Art Gala Benefits Cancer Patients

Cancer survivor inspired by other patients in need

Getting a diagnosis of Stage 4 metastatic breast cancer could have ruined Priscilla Westaway’s 49th birthday and the rest of her life. But she refused to let it. “When I decided I was going to do something, I said, ‘I believe anything and everything is possible,’” Priscilla explained. “If you believe, you can make anything happen.” That is why she named her charitable foundation The Believe Anything and Everything is Possible Foundation. Now, she works to raise money to help fellow cancer patients at the Lahey Cancer Institute.

Priscilla was inspired to act by her strong support system. “At first, I thought that [diagnosis] was my death sentence,” Priscilla said. She admitted that it was her sister, Renee Hutchinson, who snapped her out of it. “My sister said, ‘Well, this is treatable, right?’ And I started to listen again.”

Renee was just as scared, but she had faith in Priscilla. “I just thought I was going to lose her, but Priscilla is a fighter,” Renee said. “And I wasn’t going to let it get her down.”

The art of helping others

After the initial shock set in and Priscilla started getting her treatments at Lahey Medical Center, Peabody, she took inventory of her life. Sitting in the waiting room for her infusions, she realized what cancer patients like her were up against. Some were out of work because of their rigorous treatments. Some couldn’t afford their co-pays or they had a hard time getting rides to their appointments.

“I just sat and listened to people’s stories or observed in the waiting room,” Priscilla said. “Some people, the only meal that they’re getting for that day is the one they get when they go in for treatment. That’s their meal for the day.” 

Priscilla wanted to give back, and she found her inspiration in the art and photography classes she was taking at Northern Essex Community College. 

She founded her foundation in 2018 and raised more than $10,000 her first year, selling original photography and raffle items. Now, she hosts an annual art gala at the college in Haverhill  and gives the proceeds to the Lahey Cancer Institute, which serves patients at Lahey Hospital & Medical Center in Burlington and affiliated hospitals in Peabody, Winchester, Beverly and Gloucester. Staff at the Cancer Institute use the money to pay for groceries, transportation and other costs insurance won’t cover for cancer patients in need.

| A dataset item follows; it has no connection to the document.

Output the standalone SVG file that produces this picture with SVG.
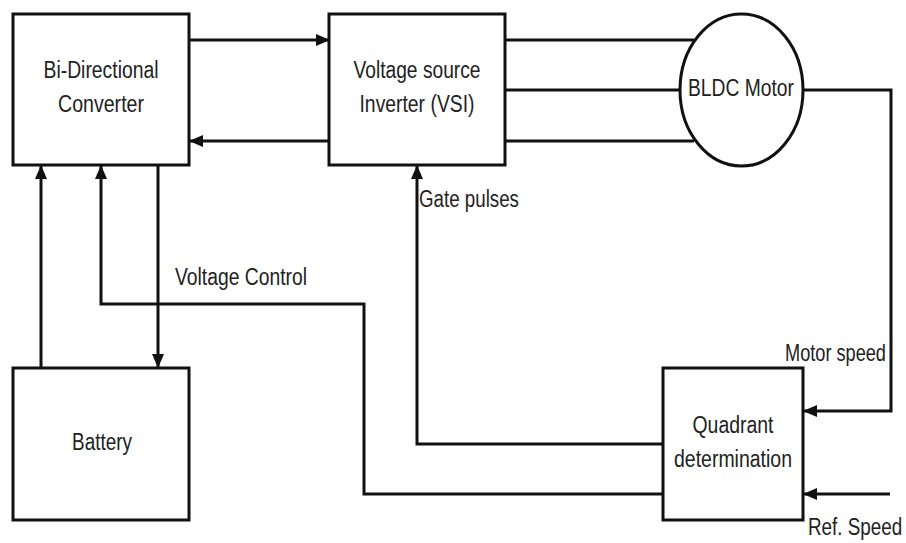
<svg xmlns="http://www.w3.org/2000/svg" width="906" height="543" viewBox="0 0 906 543">
<style>
.box{fill:#fff;stroke:#111;stroke-width:3}
.ln{fill:none;stroke:#111;stroke-width:3}
.arr{marker-end:url(#ah)}
text{font-family:"Liberation Sans",Arial,sans-serif;font-size:23px;fill:#222}
.c{text-anchor:middle}
</style>
<defs>
<marker id="ah" viewBox="0 0 14 12" refX="13" refY="6" markerWidth="14" markerHeight="12" markerUnits="userSpaceOnUse" orient="auto">
<path d="M0,0 L14,6 L0,12 Z" fill="#111"/>
</marker>
</defs>
<rect width="906" height="543" fill="#fff"/>
<g id="connectors">
<line class="ln arr" x1="189" y1="40" x2="329" y2="40"/>
<line class="ln arr" x1="329" y1="141" x2="190" y2="141"/>
<line class="ln" x1="505" y1="40" x2="694" y2="40"/>
<line class="ln" x1="505" y1="90" x2="680" y2="90"/>
<line class="ln" x1="505" y1="141" x2="694" y2="141"/>
<polyline class="ln arr" points="803,90 891,90 891,411 804,411"/>
<line class="ln arr" x1="890" y1="494" x2="804" y2="494"/>
<polyline class="ln arr" points="663,444 417,444 417,166"/>
<polyline class="ln arr" points="663,494 364,494 364,304 101,304 101,166"/>
<line class="ln arr" x1="41" y1="368" x2="41" y2="166"/>
<line class="ln arr" x1="158" y1="165" x2="158" y2="367"/>
</g>
<g id="bidirectional">
<rect class="box" x="13" y="14" width="176" height="151"/>
<text class="c" x="101" y="78" textLength="115" lengthAdjust="spacingAndGlyphs">Bi-Directional</text>
<text class="c" x="101" y="112" textLength="86" lengthAdjust="spacingAndGlyphs">Converter</text>
</g>
<g id="vsi">
<rect class="box" x="329" y="14" width="176" height="151"/>
<text class="c" x="417" y="78" textLength="127" lengthAdjust="spacingAndGlyphs">Voltage source</text>
<text class="c" x="417" y="112" textLength="115" lengthAdjust="spacingAndGlyphs">Inverter (VSI)</text>
</g>
<g id="motor">
<ellipse class="box" cx="741.5" cy="90" rx="61.5" ry="76"/>
<text class="c" x="741" y="96" textLength="106" lengthAdjust="spacingAndGlyphs">BLDC Motor</text>
</g>
<g id="battery">
<rect class="box" x="13" y="368" width="176" height="152"/>
<text class="c" x="102" y="450" textLength="60" lengthAdjust="spacingAndGlyphs">Battery</text>
</g>
<g id="quadrant">
<rect class="box" x="663" y="368" width="140" height="152"/>
<text class="c" x="733" y="433" textLength="81" lengthAdjust="spacingAndGlyphs">Quadrant</text>
<text class="c" x="733" y="467" textLength="118" lengthAdjust="spacingAndGlyphs">determination</text>
</g>
<g id="labels">
<text transform="translate(785,361) scale(0.79,1)">Motor speed</text>
<text x="419" y="207" textLength="100" lengthAdjust="spacingAndGlyphs">Gate pulses</text>
<text x="175" y="285" textLength="132" lengthAdjust="spacingAndGlyphs">Voltage Control</text>
<text transform="translate(808,535) scale(0.82,1)">Ref. Speed</text>
</g>
</svg>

All of the colorful pieces on the floor at the art gala every year are Priscilla’s original works. The vases, bowls and decorations are all crowd favorites. She rarely takes home leftovers.

“We get artists in the community to submit art. We sell their art and I blow glass,” Priscilla explained. “And I only blow glass for this event.”

Pointing to a purple vase and bowl, Priscilla pointed out the impact one sale can have. “This set will buy two grocery cards, a gas card, or a co-pay for medication,” she said. “So that’s what that means for me. I don’t just think about the art. I think about the patient.”

“A gift”

Just a few weeks before this year’s fundraiser, Priscilla got great news from her doctor. Her cancer cells are inactive. “What that means is that the treatment is 100-percent working,” Priscilla said. “It doesn’t mean that I’m in remission. I will never be in remission.” It’s not a cure, but it means Priscilla will be around for a long time.

Despite how scared she was at first, Priscilla says she is actually glad for everything she has been through. “I look at my cancer as a gift, because if I didn’t have cancer, this all wouldn’t have taken place.”